Income Statement VS Statement of Activities

Businesses that operate for-profit must maintain an income statement (aka a profit and loss statement) that breaks down financial information regarding revenues and expenses. This statement will indicate whether the organization has a net income or net loss during a period of time – information sought after by investors and creditors alike. On the other side of things, nonprofit organizations maintain a statement of activities (SOA). This will include revenue (from all sources, such as membership dues, grants etc) as well as expenses. The SOA will showcase a nonprofits net assets and may indicate either a surplus or a loss.
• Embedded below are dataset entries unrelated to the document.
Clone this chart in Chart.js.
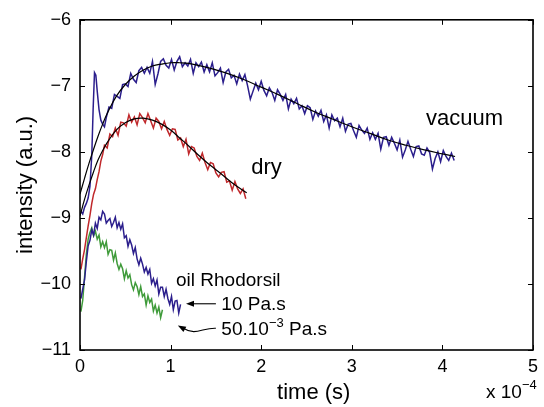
<!DOCTYPE html>
<html>
<head>
<meta charset="utf-8">
<script src="https://cdn.jsdelivr.net/npm/chart.js@4"></script>
<style>
  html, body { margin: 0; padding: 0; background: #fff; }
  canvas { display: block; }
</style>
</head>
<body>
<canvas id="chart" width="544" height="407"></canvas>
<script>
'use strict'

const FONT = 'Liberation Sans, Arial, Helvetica, sans-serif'

// time axis is in units of 1e-4 s
const xTicks = [0, 1, 2, 3, 4, 5]
const yTicks = [-11, -10, -9, -8, -7, -6]

const vacuumT = [0.01, 0.03, 0.05, 0.07, 0.09, 0.11, 0.13, 0.145, 0.16, 0.175, 0.19, 0.21, 0.23, 0.25, 0.27, 0.29,
  0.32, 0.35, 0.38, 0.41, 0.44, 0.47, 0.50, 0.53, 0.56, 0.59, 0.62, 0.65, 0.68, 0.71, 0.74, 0.77, 0.80, 0.83,
  0.86, 0.89, 0.92, 0.95, 0.98, 1.01, 1.04, 1.07, 1.10, 1.13, 1.16, 1.19, 1.22, 1.25, 1.28, 1.31, 1.34, 1.37,
  1.40, 1.43, 1.46, 1.49, 1.52, 1.55, 1.58, 1.61, 1.64, 1.67, 1.70, 1.73, 1.76, 1.79, 1.82, 1.85, 1.88, 1.91,
  1.94, 1.97, 2.00, 2.03, 2.06, 2.09, 2.12, 2.15, 2.18, 2.21, 2.24, 2.27, 2.30, 2.33, 2.36, 2.39, 2.42, 2.45,
  2.48, 2.51, 2.54, 2.57, 2.60, 2.63, 2.66, 2.69, 2.72, 2.75, 2.78, 2.81, 2.84, 2.87, 2.90, 2.93, 2.96, 2.99,
  3.02, 3.05, 3.08, 3.11, 3.14, 3.17, 3.20, 3.23, 3.26, 3.29, 3.32, 3.35, 3.38, 3.41, 3.44, 3.47, 3.50, 3.53,
  3.56, 3.59, 3.62, 3.65, 3.68, 3.71, 3.74, 3.77, 3.80, 3.83, 3.86, 3.89, 3.92, 3.95, 3.98, 4.01, 4.04, 4.07,
  4.10, 4.13]
const vacuumI = [-8.90, -8.94, -8.84, -8.78, -8.70, -8.52, -8.05, -7.35, -6.80, -6.84, -7.08, -7.36, -7.52, -7.58, -7.62, -7.48,
  -7.32, -7.34, -7.13, -7.16, -7.19, -6.98, -6.97, -7.01, -6.81, -6.90, -6.95, -6.77, -6.72, -6.81, -6.72, -6.81, -6.63, -6.98,
  -6.82, -6.63, -6.59, -6.69, -6.73, -6.60, -6.76, -6.63, -6.56, -6.71, -6.65, -6.70, -6.60, -6.81, -6.65, -6.71, -6.64, -6.79,
  -6.68, -6.79, -6.65, -6.85, -6.80, -6.73, -6.95, -6.79, -6.75, -6.88, -6.84, -6.97, -6.82, -6.92, -6.83, -7.00, -7.20, -7.08,
  -6.96, -7.06, -6.93, -7.07, -7.15, -7.03, -7.10, -7.22, -7.06, -7.13, -7.22, -7.13, -7.35, -7.20, -7.27, -7.19, -7.35, -7.30,
  -7.42, -7.30, -7.33, -7.51, -7.38, -7.46, -7.37, -7.54, -7.44, -7.64, -7.44, -7.53, -7.49, -7.62, -7.49, -7.69, -7.58, -7.57,
  -7.68, -7.78, -7.60, -7.67, -7.72, -7.64, -7.81, -7.71, -7.81, -7.72, -7.96, -7.78, -7.77, -7.90, -7.78, -7.87, -7.97, -7.82,
  -8.08, -7.97, -7.84, -7.96, -8.07, -7.92, -7.91, -8.03, -8.05, -7.94, -8.01, -8.26, -8.10, -8.00, -8.15, -7.98, -8.07, -8.13,
  -8.02, -8.13]

const vacuumFitT = [0, 0.05, 0.1, 0.15, 0.2, 0.25, 0.3, 0.4, 0.5, 0.6, 0.7, 0.8, 0.9, 1.0, 1.1, 1.2, 1.4, 1.6, 1.8,
  2.0, 2.2, 2.4, 2.6, 2.8, 3.0, 3.2, 3.4, 3.6, 3.8, 4.0, 4.14]
const vacuumFitI = [-8.64, -8.40, -8.17, -7.96, -7.76, -7.58, -7.42, -7.16, -6.98, -6.85, -6.76, -6.70, -6.67, -6.65, -6.65,
  -6.66, -6.72, -6.80, -6.90, -7.02, -7.14, -7.27, -7.40, -7.51, -7.62, -7.72, -7.82, -7.90, -7.97, -8.03, -8.07]

const dryT = [0.01, 0.03, 0.05, 0.07, 0.09, 0.11, 0.13, 0.15, 0.17, 0.19, 0.21, 0.23, 0.25,
  0.27, 0.30, 0.33, 0.36, 0.39, 0.42, 0.45, 0.48, 0.51, 0.54, 0.57, 0.60, 0.63, 0.66, 0.69, 0.72, 0.75, 0.78,
  0.81, 0.84, 0.87, 0.90, 0.93, 0.96, 0.99, 1.02, 1.05, 1.08, 1.11, 1.14, 1.17, 1.20, 1.23, 1.26, 1.29, 1.32,
  1.35, 1.38, 1.41, 1.44, 1.47, 1.50, 1.53, 1.56, 1.59, 1.62, 1.65, 1.68, 1.71, 1.74, 1.77, 1.80, 1.83]
const dryI = [-9.78, -9.62, -9.48, -9.30, -9.12, -8.96, -8.78, -8.64, -8.56, -8.42, -8.30, -8.14, -8.04,
  -7.90, -7.94, -7.73, -7.77, -7.64, -7.75, -7.55, -7.56, -7.61, -7.44, -7.55, -7.47, -7.59, -7.42, -7.48, -7.56, -7.42, -7.53,
  -7.64, -7.49, -7.54, -7.65, -7.54, -7.66, -7.75, -7.65, -7.66, -7.82, -7.79, -7.92, -7.81, -8.03, -7.92, -7.94, -8.07, -8.13,
  -8.02, -8.16, -8.27, -8.16, -8.18, -8.32, -8.38, -8.31, -8.30, -8.46, -8.44, -8.58, -8.45, -8.56, -8.63, -8.56, -8.71]

const dryFitT = [0, 0.05, 0.1, 0.15, 0.2, 0.25, 0.3, 0.4, 0.5, 0.6, 0.7, 0.8, 0.9, 1.0, 1.1, 1.2, 1.3, 1.4, 1.5, 1.6, 1.7, 1.84]
const dryFitI = [-8.97, -8.72, -8.50, -8.30, -8.12, -7.98, -7.86, -7.67, -7.56, -7.50, -7.49, -7.52, -7.58, -7.67, -7.79,
  -7.91, -8.04, -8.16, -8.27, -8.38, -8.49, -8.62]

// oil Rhodorsil, 10 Pa.s
const oilT = [0.01, 0.03, 0.05, 0.07, 0.09, 0.11, 0.13, 0.15, 0.17, 0.19, 0.21, 0.23, 0.25, 0.27, 0.29, 0.31, 0.33, 0.35,
  0.37, 0.39, 0.41, 0.43, 0.45, 0.47, 0.49, 0.51, 0.53, 0.55, 0.57, 0.59, 0.61, 0.63, 0.65, 0.67, 0.69, 0.71, 0.73,
  0.75, 0.77, 0.79, 0.81, 0.83, 0.85, 0.87, 0.89, 0.91, 0.93, 0.95, 0.97, 0.99, 1.01, 1.03, 1.05, 1.07, 1.09, 1.11]
const oilI = [-10.22, -10.08, -9.94, -9.66, -9.42, -9.34, -9.18, -9.26, -9.08, -9.16, -8.99, -9.03, -8.90,
  -8.94, -9.08, -9.04, -9.01, -9.13, -9.07, -8.99, -9.15, -9.07, -9.17, -9.09, -9.30, -9.27, -9.43, -9.33, -9.41, -9.54,
  -9.45, -9.62, -9.71, -9.61, -9.70, -9.82, -9.75, -9.85, -9.78, -9.99, -9.92, -10.03, -9.94, -10.15, -10.05, -10.05,
  -10.19, -10.08, -10.22, -10.31, -10.19, -10.39, -10.26, -10.25, -10.44, -10.31]

// oil Rhodorsil, 50.10^-3 Pa.s
const thinT = [0.01, 0.03, 0.05, 0.07, 0.09, 0.11, 0.13, 0.15, 0.17, 0.19, 0.21, 0.23, 0.25, 0.27, 0.29, 0.31, 0.33,
  0.35, 0.37, 0.39, 0.41, 0.43, 0.45, 0.47, 0.49, 0.51, 0.53, 0.55, 0.57, 0.59, 0.61, 0.63, 0.65, 0.67, 0.69, 0.71,
  0.73, 0.75, 0.77, 0.79, 0.81, 0.83, 0.85, 0.87, 0.89, 0.91]
const thinI = [-10.42, -10.25, -9.90, -9.55, -9.32, -9.22, -9.15,
  -9.27, -9.20, -9.32, -9.26, -9.44, -9.36, -9.45, -9.36, -9.55, -9.48, -9.49, -9.64, -9.53, -9.69, -9.78, -9.70,
  -9.77, -9.92, -9.80, -9.91, -9.86, -10.01, -10.09, -9.98, -10.04, -10.16, -10.04, -10.19, -10.15, -10.32, -10.18,
  -10.28, -10.23, -10.41, -10.32, -10.44, -10.35, -10.51, -10.39]

const BLUE = '#2b1e8c'
const RED = '#c0282b'
const GREEN = '#3f9b3a'

function toPoints (xs, ys) {
  return xs.map((x, i) => ({ x, y: ys[i] }))
}

function minus (v) {
  return v < 0 ? '\u2212' + Math.abs(v) : String(v)
}

// text with an optional superscript part, anchored at its baseline
function supText (ctx, x, y, base, sup, tail, size) {
  ctx.font = size + 'px ' + FONT
  ctx.fillText(base, x, y)
  let px = x + ctx.measureText(base).width
  if (sup) {
    ctx.font = Math.round(size * 0.68) + 'px ' + FONT
    ctx.fillText(sup, px, y - size * 0.45)
    px += ctx.measureText(sup).width
  }
  if (tail) {
    ctx.font = size + 'px ' + FONT
    ctx.fillText(tail, px, y)
  }
}

function arrowHead (ctx, fx, fy, tx, ty) {
  const a = Math.atan2(ty - fy, tx - fx)
  const len = 8
  const w = 3
  ctx.beginPath()
  ctx.moveTo(tx, ty)
  ctx.lineTo(tx - len * Math.cos(a) + w * Math.sin(a), ty - len * Math.sin(a) - w * Math.cos(a))
  ctx.lineTo(tx - len * Math.cos(a) - w * Math.sin(a), ty - len * Math.sin(a) + w * Math.cos(a))
  ctx.closePath()
  ctx.fill()
}

const frame = {
  id: 'frame',
  afterDraw (chart) {
    const { ctx, chartArea: a, scales: { x, y } } = chart
    ctx.save()
    ctx.strokeStyle = '#000'
    ctx.fillStyle = '#000'
    ctx.lineWidth = 1.6
    ctx.strokeRect(a.left, a.top, a.right - a.left, a.bottom - a.top)

    // inward ticks on all four sides
    ctx.lineWidth = 1
    ctx.beginPath()
    for (const v of xTicks) {
      const px = Math.round(x.getPixelForValue(v)) + 0.5
      ctx.moveTo(px, a.bottom)
      ctx.lineTo(px, a.bottom - 5)
      ctx.moveTo(px, a.top)
      ctx.lineTo(px, a.top + 5)
    }
    for (const v of yTicks) {
      const py = Math.round(y.getPixelForValue(v)) + 0.5
      ctx.moveTo(a.left, py)
      ctx.lineTo(a.left + 5, py)
      ctx.moveTo(a.right, py)
      ctx.lineTo(a.right - 5, py)
    }
    ctx.stroke()

    // axis titles
    ctx.textBaseline = 'middle'
    ctx.textAlign = 'center'
    ctx.font = '22px ' + FONT
    ctx.fillText('time (s)', x.getPixelForValue(2.58), 393)
    ctx.save()
    ctx.translate(26, (a.top + a.bottom) / 2)
    ctx.rotate(-Math.PI / 2)
    ctx.fillText('intensity (a.u.)', 0, 0)
    ctx.restore()

    // exponent of the time axis
    ctx.textAlign = 'left'
    ctx.textBaseline = 'alphabetic'
    supText(ctx, a.right - 47, 398, 'x 10', '\u22124', '', 19)

    // curve labels
    const X = v => x.getPixelForValue(v)
    const Y = v => y.getPixelForValue(v)
    ctx.font = '22px ' + FONT
    ctx.fillText('vacuum', X(3.82), Y(-7.60))
    ctx.fillText('dry', X(1.89), Y(-8.34))
    ctx.font = '19px ' + FONT
    ctx.fillText('oil Rhodorsil', X(1.06), Y(-10.03))
    ctx.fillText('10 Pa.s', X(1.56), Y(-10.40))
    supText(ctx, X(1.56), Y(-10.78), '50.10', '\u22123', ' Pa.s', 19)

    // arrows
    ctx.lineWidth = 1.1
    ctx.beginPath()
    ctx.moveTo(X(1.50), Y(-10.30))
    ctx.lineTo(X(1.24), Y(-10.30))
    ctx.stroke()
    arrowHead(ctx, X(1.50), Y(-10.30), X(1.17), Y(-10.30))

    ctx.beginPath()
    ctx.moveTo(X(1.50), Y(-10.67))
    ctx.bezierCurveTo(X(1.35), Y(-10.66), X(1.28), Y(-10.79), X(1.14), Y(-10.67))
    ctx.stroke()
    arrowHead(ctx, X(1.20), Y(-10.72), X(1.08), Y(-10.63))
    ctx.restore()
  }
}

const noisy = (label, xs, ys, color) => ({
  label,
  data: toPoints(xs, ys),
  borderColor: color,
  borderWidth: 1.5,
  pointRadius: 0,
  tension: 0
})

const fit = (label, xs, ys) => ({
  label,
  data: toPoints(xs, ys),
  borderColor: '#000',
  borderWidth: 1.2,
  pointRadius: 0,
  tension: 0.4
})

new Chart(document.getElementById('chart'), {
  type: 'line',
  data: {
    datasets: [
      fit('vacuum fit', vacuumFitT, vacuumFitI),
      fit('dry fit', dryFitT, dryFitI),
      noisy('vacuum', vacuumT, vacuumI, BLUE),
      noisy('dry', dryT, dryI, RED),
      noisy('10 Pa.s', oilT, oilI, BLUE),
      noisy('50.10-3 Pa.s', thinT, thinI, GREEN)
    ]
  },
  options: {
    responsive: false,
    animation: false,
    layout: { padding: { top: 15, right: 7, left: 0, bottom: 0 } },
    plugins: {
      legend: { display: false },
      tooltip: { enabled: false }
    },
    scales: {
      x: {
        type: 'linear',
        min: 0,
        max: 5,
        afterFit: scale => { scale.height = 57 },
        afterBuildTicks: scale => { scale.ticks = xTicks.map(value => ({ value })) },
        grid: { display: false, drawTicks: false },
        border: { display: false },
        ticks: {
          padding: 6,
          color: '#000',
          font: { family: FONT, size: 18 },
          callback: v => String(v)
        }
      },
      y: {
        min: -11,
        max: -6,
        afterFit: scale => { scale.width = 80 },
        afterBuildTicks: scale => { scale.ticks = yTicks.map(value => ({ value })) },
        grid: { display: false, drawTicks: false },
        border: { display: false },
        ticks: {
          padding: 9,
          color: '#000',
          font: { family: FONT, size: 18 },
          callback: v => minus(v)
        }
      }
    }
  },
  plugins: [frame]
})
</script>
</body>
</html>
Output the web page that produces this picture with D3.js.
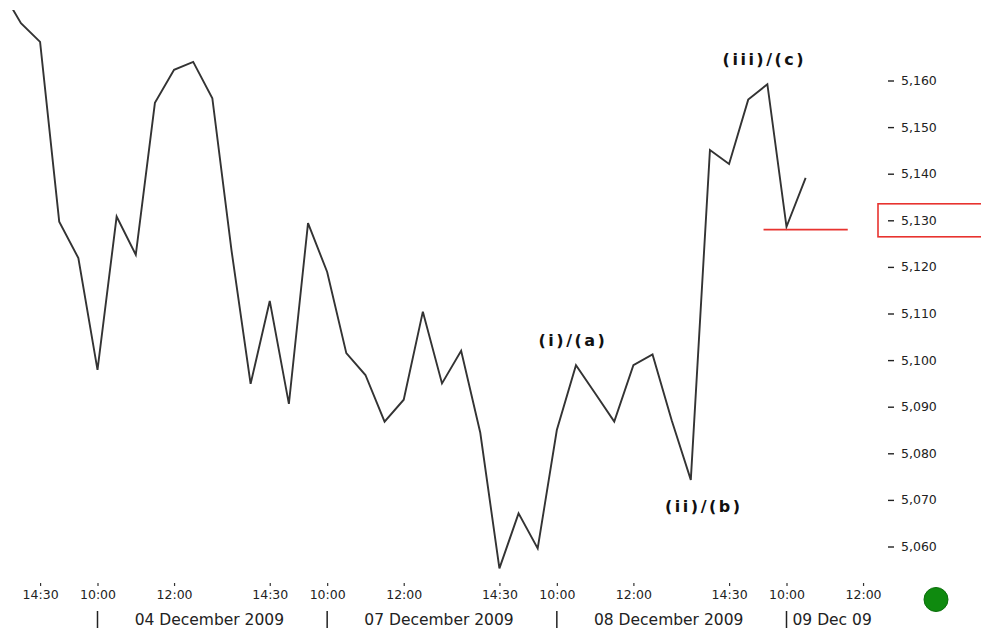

Balance Sheet VS Statement of Financial Position

Financial statements must be prepared regardless of the entity classification. The main difference here is that for-profit organizations have owners and shareholders (or some do) and nonprofits do not have owners. So, nonprofits prepare a statement of financial position which outlines the net assets of the business (assets minus liabilities). For-profits must prepare a balance sheet (typically this happens quarterly), which also outlines their net assets. This sheet includes owner’s equity or stockholder’s equity and assets minus liabilities. Similar but different!!

Income VS Contributions

As we have already outlined, for-profit organizations exist for monetary gain and they receive income differently than not-for-profit organizations. While for-profits make money through aspects of the business such as sales of merchandise, service fees and shares of stock, nonprofits also receive contributions – monetary, physical and service based. A nonprofit can receive in-kind contributions, restricted and unrestricted contributions, grants and awards, membership dues, fundraising money and money from sales or merchandise. As all contributions to a not-for-profit are put back into the business for purposes of funding their chosen philanthropic avenue, this flow of assets is not classified as “income”.


Tax Status

One of the clearest differences between for-profit and nonprofit is the tax status of the organization. Nonprofits, once approved as a 501(c)(3) by the IRS, are exempt from paying federal income taxes. State and local taxes will vary from state to state. In addition, individuals who donate to nonprofit organizations will receive a tax deduction at the end of the year. All for-profit organizations are responsible for paying income taxes at local, state and federal levels.